### Goal
Return all entries precisely as they stand, without the images.

Extracted records
------------------------------------------------------------------------
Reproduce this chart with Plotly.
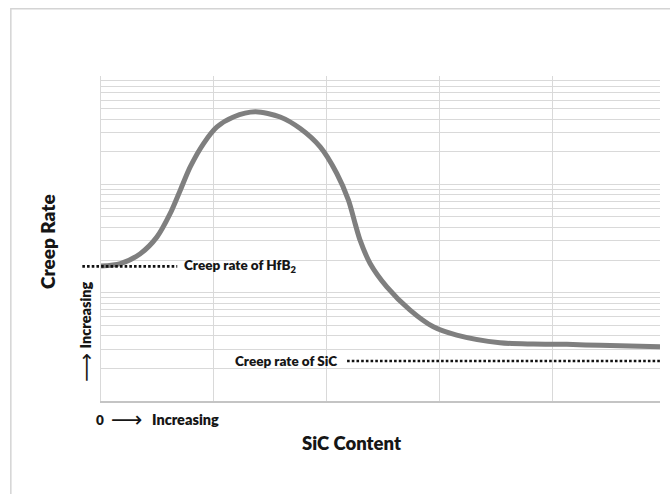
import math
import plotly.graph_objects as go

# SiC content (arbitrary units) and the resulting creep rate (arbitrary units, log scale)
sic_content = [0.0, 0.171, 0.348, 0.496, 0.613, 0.702, 0.790, 0.908, 1.027, 1.173,
               1.366, 1.587, 1.764, 1.941, 2.088, 2.191, 2.250, 2.294, 2.383, 2.531,
               2.737, 2.943, 3.150, 3.533, 3.828, 4.124, 4.419, 4.950]
creep_rate = [0.01758, 0.01854, 0.02291, 0.03274, 0.05383, 0.08830, 0.1448, 0.2379,
              0.3386, 0.4185, 0.4674, 0.4185, 0.3272, 0.2214, 0.1259, 0.07139,
              0.04352, 0.03053, 0.01862, 0.01132, 0.006903, 0.004842, 0.004061,
              0.003449, 0.003355, 0.003334, 0.003264, 0.003169]

# Reference creep rates of the two pure phases
creep_rate_hfb2 = 0.0175
creep_rate_sic = 0.00234

# Log gridlines: every digit of each decade
y_grid = [d * 10.0 ** k for k in (-3, -2, -1) for d in range(1, 10)] + [1.0]

FONT = "Lato"
GRID = "#d9d9d9"
INK = "#161616"

fig = go.Figure()
fig.add_trace(go.Scatter(
    x=sic_content, y=creep_rate, mode="lines",
    line=dict(color="#7f7f7f", width=5, shape="spline", smoothing=0.8),
    hoverinfo="skip", showlegend=False,
))

dot_line = dict(color="#111111", width=2.6, dash="2.6px,2.1px")
fig.add_shape(type="line", xref="paper", yref="y", x0=-0.0334, x1=0.1364,
              y0=creep_rate_hfb2, y1=creep_rate_hfb2, line=dot_line)
fig.add_shape(type="line", xref="paper", yref="y", x0=0.4402, x1=1.0,
              y0=creep_rate_sic, y1=creep_rate_sic, line=dot_line)

# Outer frame of the figure
fig.add_shape(type="rect", xref="paper", yref="paper", x0=-0.1613, x1=1.05,
              y0=-0.4, y1=1.2066, line=dict(color="#d4d4d4", width=1.5),
              fillcolor="rgba(0,0,0,0)", layer="below")

lbl = dict(family=FONT, size=13.5, color=INK, weight=800)
big = dict(family=FONT, size=18.5, color=INK, weight=800)
arr = dict(family="DejaVu Sans", size=22, color=INK)
arr_v = dict(family="DejaVu Sans", size=20, color=INK)


def note(text, x, y, font, xref="paper", yref="paper", xanchor="center", angle=0):
    fig.add_annotation(text=text, xref=xref, yref=yref, x=x, y=y, xanchor=xanchor,
                       yanchor="middle", textangle=angle, showarrow=False, font=font)


# Annotation positions on a log axis are given in log10 units
note("Creep rate of HfB<sub>2</sub>", 0.1446, math.log10(creep_rate_hfb2), lbl,
     yref="y", xanchor="left")
note("Creep rate of SiC", 0.4263, math.log10(creep_rate_sic), lbl,
     yref="y", xanchor="right")

# Direction hints along the two axes
note("0", -0.0021, -0.0584, lbl)
note("\u27f6", 0.0470, -0.0584, arr)
note("Increasing", 0.0881, -0.0584, dict(lbl, size=14.5), xanchor="left")
note("Increasing", -0.028, 0.2644, dict(lbl, size=14.5), angle=-90)
note("\u27f6", -0.028, 0.103, arr_v, angle=-90)

note("Creep Rate", -0.0966, 0.489, dict(big, size=19), angle=-90)
note("SiC Content", 0.4493, -0.129, big)

fig.update_layout(
    width=670, height=494,
    margin=dict(l=100.7, r=10, t=75.7, b=93),
    paper_bgcolor="white", plot_bgcolor="white",
    xaxis=dict(range=[0, 4.95], tick0=0, dtick=1, showgrid=True, gridcolor=GRID,
               gridwidth=1, showticklabels=False, ticks="", zeroline=False,
               showline=True, linecolor="#c4c4c4", linewidth=1.5),
    yaxis=dict(type="log", range=[-3, 0], tickmode="array", tickvals=y_grid,
               showgrid=True, gridcolor=GRID, gridwidth=1, showticklabels=False,
               ticks="", zeroline=False, showline=True, linecolor=GRID, linewidth=1),
)

fig.write_html("out.html")
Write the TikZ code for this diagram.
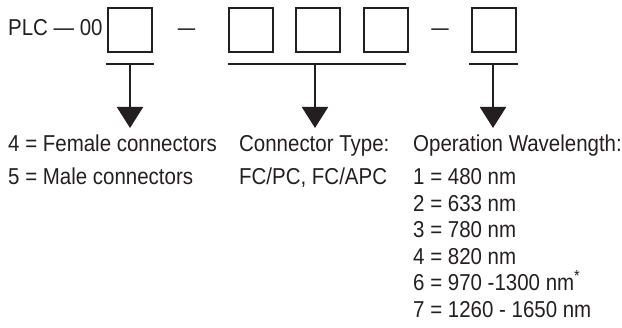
\documentclass[tikz,border=0pt]{standalone}
\usepackage{fontspec}
\setmainfont[FakeStretch=0.89]{Liberation Sans}
\usetikzlibrary{arrows.meta}
\definecolor{ink}{HTML}{231F20}
\newcommand{\colstack}[1]{\vtop{\halign{##\hfil\cr#1\crcr}}}
\begin{document}
\begin{tikzpicture}[x=1pt,y=-1pt,
  box/.style={draw=ink, line width=2pt, minimum width=44pt, minimum height=44pt, inner sep=0pt},
  bar/.style={draw=ink, line width=2pt},
  stem/.style={draw=ink, line width=2pt, -{Triangle[width=26pt,length=21pt]}},
  txt/.style={text=ink, inner sep=0pt, anchor=base west, font=\fontsize{23}{26.6}\selectfont},
  sep/.style={text=ink, inner sep=0pt, anchor=base, font=\fontsize{23}{26.6}\selectfont}]
\useasboundingbox (0,0) rectangle (622,328);
% prefix
\node[txt] (plc) at (8,36) {PLC — 00};
% boxes
\node[box] (b1) at (130,30.5) {};
\node[box] (b2) at (251,30.5) {};
\node[box] (b3) at (318,30.5) {};
\node[box] (b4) at (385.5,30.5) {};
\node[box] (b5) at (493.5,30.5) {};
% separators
\node[sep, xscale=0.85] (d1) at (186.5,36) {—};
\node[sep, xscale=0.85] (d2) at (440,36) {—};
% bars
\draw[bar] (106,64) -- (154,64);
\draw[bar] (228,64) -- (406,64);
\draw[bar] (469,64) -- (518,64);
% stems
\coordinate (s1) at (130,64);
\coordinate (s2) at (315,64);
\coordinate (s3) at (493,64);
\coordinate (t1) at (130,128);
\coordinate (t2) at (315,128);
\coordinate (t3) at (493,128);
\draw[stem] (s1) -- (t1);
\draw[stem] (s2) -- (t2);
\draw[stem] (s3) -- (t3);
% texts
\node[txt] (left) at (8,152) {\colstack{4 = Female connectors\cr\noalign{\vskip 6pt} 5 = Male connectors}};
\node[txt] (mid) at (239,152) {\colstack{Connector Type:\cr\noalign{\vskip 6pt} FC/PC, FC/APC}};
\node[txt] (right) at (413,152) {\colstack{Operation Wavelength:\cr\noalign{\vskip 6pt} 1 = 480 nm\cr 2 = 633 nm\cr 3 = 780 nm\cr 4 = 820 nm\cr 6 = 970 -1300 nm\textsuperscript{*}\cr 7 = 1260 - 1650 nm}};
\end{tikzpicture}
\end{document}
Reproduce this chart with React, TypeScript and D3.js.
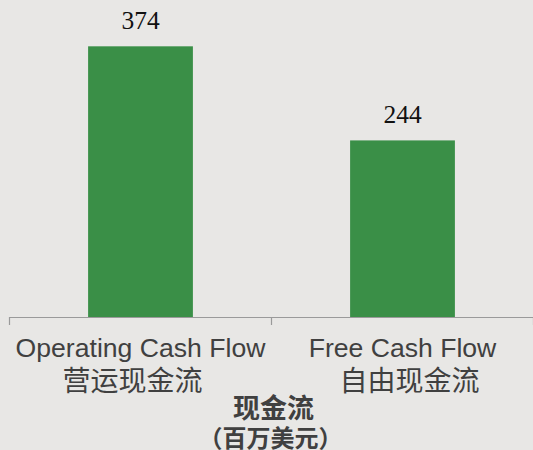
------------------------------------------------------------------------
### Solution for this problem
Reproduce this chart with Plotly.
import math
import plotly.graph_objects as go

# SiC content (arbitrary units) and the resulting creep rate (arbitrary units, log scale)
sic_content = [0.0, 0.171, 0.348, 0.496, 0.613, 0.702, 0.790, 0.908, 1.027, 1.173,
               1.366, 1.587, 1.764, 1.941, 2.088, 2.191, 2.250, 2.294, 2.383, 2.531,
               2.737, 2.943, 3.150, 3.533, 3.828, 4.124, 4.419, 4.950]
creep_rate = [0.01758, 0.01854, 0.02291, 0.03274, 0.05383, 0.08830, 0.1448, 0.2379,
              0.3386, 0.4185, 0.4674, 0.4185, 0.3272, 0.2214, 0.1259, 0.07139,
              0.04352, 0.03053, 0.01862, 0.01132, 0.006903, 0.004842, 0.004061,
              0.003449, 0.003355, 0.003334, 0.003264, 0.003169]

# Reference creep rates of the two pure phases
creep_rate_hfb2 = 0.0175
creep_rate_sic = 0.00234

# Log gridlines: every digit of each decade
y_grid = [d * 10.0 ** k for k in (-3, -2, -1) for d in range(1, 10)] + [1.0]

FONT = "Lato"
GRID = "#d9d9d9"
INK = "#161616"

fig = go.Figure()
fig.add_trace(go.Scatter(
    x=sic_content, y=creep_rate, mode="lines",
    line=dict(color="#7f7f7f", width=5, shape="spline", smoothing=0.8),
    hoverinfo="skip", showlegend=False,
))

dot_line = dict(color="#111111", width=2.6, dash="2.6px,2.1px")
fig.add_shape(type="line", xref="paper", yref="y", x0=-0.0334, x1=0.1364,
              y0=creep_rate_hfb2, y1=creep_rate_hfb2, line=dot_line)
fig.add_shape(type="line", xref="paper", yref="y", x0=0.4402, x1=1.0,
              y0=creep_rate_sic, y1=creep_rate_sic, line=dot_line)

# Outer frame of the figure
fig.add_shape(type="rect", xref="paper", yref="paper", x0=-0.1613, x1=1.05,
              y0=-0.4, y1=1.2066, line=dict(color="#d4d4d4", width=1.5),
              fillcolor="rgba(0,0,0,0)", layer="below")

lbl = dict(family=FONT, size=13.5, color=INK, weight=800)
big = dict(family=FONT, size=18.5, color=INK, weight=800)
arr = dict(family="DejaVu Sans", size=22, color=INK)
arr_v = dict(family="DejaVu Sans", size=20, color=INK)


def note(text, x, y, font, xref="paper", yref="paper", xanchor="center", angle=0):
    fig.add_annotation(text=text, xref=xref, yref=yref, x=x, y=y, xanchor=xanchor,
                       yanchor="middle", textangle=angle, showarrow=False, font=font)


# Annotation positions on a log axis are given in log10 units
note("Creep rate of HfB<sub>2</sub>", 0.1446, math.log10(creep_rate_hfb2), lbl,
     yref="y", xanchor="left")
note("Creep rate of SiC", 0.4263, math.log10(creep_rate_sic), lbl,
     yref="y", xanchor="right")

# Direction hints along the two axes
note("0", -0.0021, -0.0584, lbl)
note("\u27f6", 0.0470, -0.0584, arr)
note("Increasing", 0.0881, -0.0584, dict(lbl, size=14.5), xanchor="left")
note("Increasing", -0.028, 0.2644, dict(lbl, size=14.5), angle=-90)
note("\u27f6", -0.028, 0.103, arr_v, angle=-90)

note("Creep Rate", -0.0966, 0.489, dict(big, size=19), angle=-90)
note("SiC Content", 0.4493, -0.129, big)

fig.update_layout(
    width=670, height=494,
    margin=dict(l=100.7, r=10, t=75.7, b=93),
    paper_bgcolor="white", plot_bgcolor="white",
    xaxis=dict(range=[0, 4.95], tick0=0, dtick=1, showgrid=True, gridcolor=GRID,
               gridwidth=1, showticklabels=False, ticks="", zeroline=False,
               showline=True, linecolor="#c4c4c4", linewidth=1.5),
    yaxis=dict(type="log", range=[-3, 0], tickmode="array", tickvals=y_grid,
               showgrid=True, gridcolor=GRID, gridwidth=1, showticklabels=False,
               ticks="", zeroline=False, showline=True, linecolor=GRID, linewidth=1),
)

fig.write_html("out.html")
Write the TikZ code for this diagram.
\documentclass[tikz,border=0pt]{standalone}
\usepackage{fontspec}
\setmainfont[FakeStretch=0.89]{Liberation Sans}
\usetikzlibrary{arrows.meta}
\definecolor{ink}{HTML}{231F20}
\newcommand{\colstack}[1]{\vtop{\halign{##\hfil\cr#1\crcr}}}
\begin{document}
\begin{tikzpicture}[x=1pt,y=-1pt,
  box/.style={draw=ink, line width=2pt, minimum width=44pt, minimum height=44pt, inner sep=0pt},
  bar/.style={draw=ink, line width=2pt},
  stem/.style={draw=ink, line width=2pt, -{Triangle[width=26pt,length=21pt]}},
  txt/.style={text=ink, inner sep=0pt, anchor=base west, font=\fontsize{23}{26.6}\selectfont},
  sep/.style={text=ink, inner sep=0pt, anchor=base, font=\fontsize{23}{26.6}\selectfont}]
\useasboundingbox (0,0) rectangle (622,328);
% prefix
\node[txt] (plc) at (8,36) {PLC — 00};
% boxes
\node[box] (b1) at (130,30.5) {};
\node[box] (b2) at (251,30.5) {};
\node[box] (b3) at (318,30.5) {};
\node[box] (b4) at (385.5,30.5) {};
\node[box] (b5) at (493.5,30.5) {};
% separators
\node[sep, xscale=0.85] (d1) at (186.5,36) {—};
\node[sep, xscale=0.85] (d2) at (440,36) {—};
% bars
\draw[bar] (106,64) -- (154,64);
\draw[bar] (228,64) -- (406,64);
\draw[bar] (469,64) -- (518,64);
% stems
\coordinate (s1) at (130,64);
\coordinate (s2) at (315,64);
\coordinate (s3) at (493,64);
\coordinate (t1) at (130,128);
\coordinate (t2) at (315,128);
\coordinate (t3) at (493,128);
\draw[stem] (s1) -- (t1);
\draw[stem] (s2) -- (t2);
\draw[stem] (s3) -- (t3);
% texts
\node[txt] (left) at (8,152) {\colstack{4 = Female connectors\cr\noalign{\vskip 6pt} 5 = Male connectors}};
\node[txt] (mid) at (239,152) {\colstack{Connector Type:\cr\noalign{\vskip 6pt} FC/PC, FC/APC}};
\node[txt] (right) at (413,152) {\colstack{Operation Wavelength:\cr\noalign{\vskip 6pt} 1 = 480 nm\cr 2 = 633 nm\cr 3 = 780 nm\cr 4 = 820 nm\cr 6 = 970 -1300 nm\textsuperscript{*}\cr 7 = 1260 - 1650 nm}};
\end{tikzpicture}
\end{document}
Reproduce this chart with React, TypeScript and D3.js.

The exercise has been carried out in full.